2. Inconformada com esta decisão, a recorrente reclamou dela para o Presidente
do Supremo Tribunal de Justiça, reclamação que fundamentou nos seguintes termos:
“1. A ora reclamante interpôs, por requerimento, recurso do Acórdão de folhas
234 e seguintes:
2. No requerimento suscitou a recorribilidade da decisão fundamentando-se no
disposto no artigo 754 n° 2 do C. P. C.; e, indicou a forma de recurso de Agravo
como sendo o do regime a fixar para a subida do recurso, no seu entender.

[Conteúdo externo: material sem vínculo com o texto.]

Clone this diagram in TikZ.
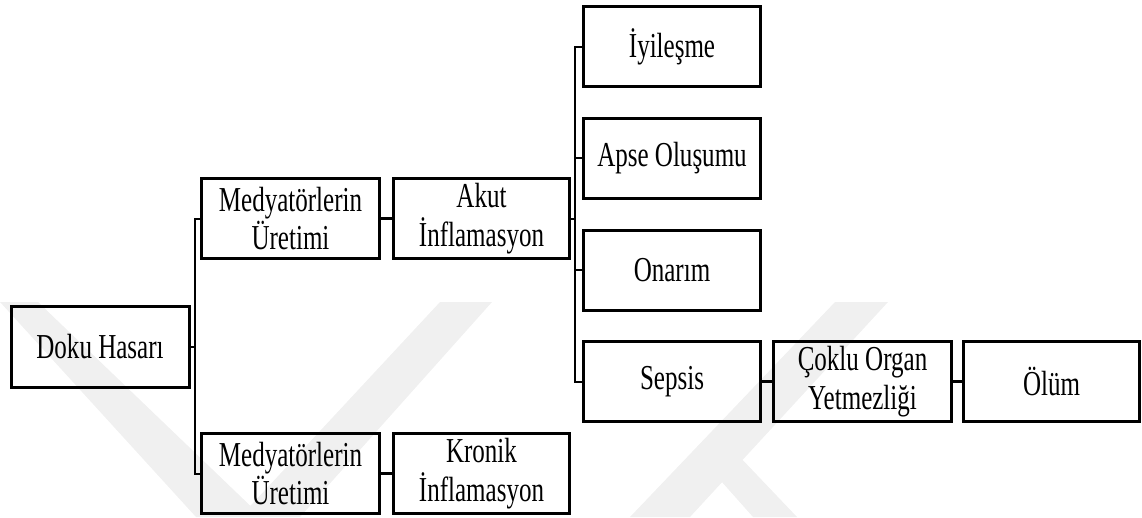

3. Sem qualquer referência às razões por que não deverá aplicar-se o disposto no
artigo 754 n° 2 do C.P.C., a fundamentar o decidido, por despacho de folhas 269
o recurso não foi admitido, por não cumprir o disposto no artigo 678 n° 4 do
C.P.C.
4. É dessa decisão que se pretende agora reclamar.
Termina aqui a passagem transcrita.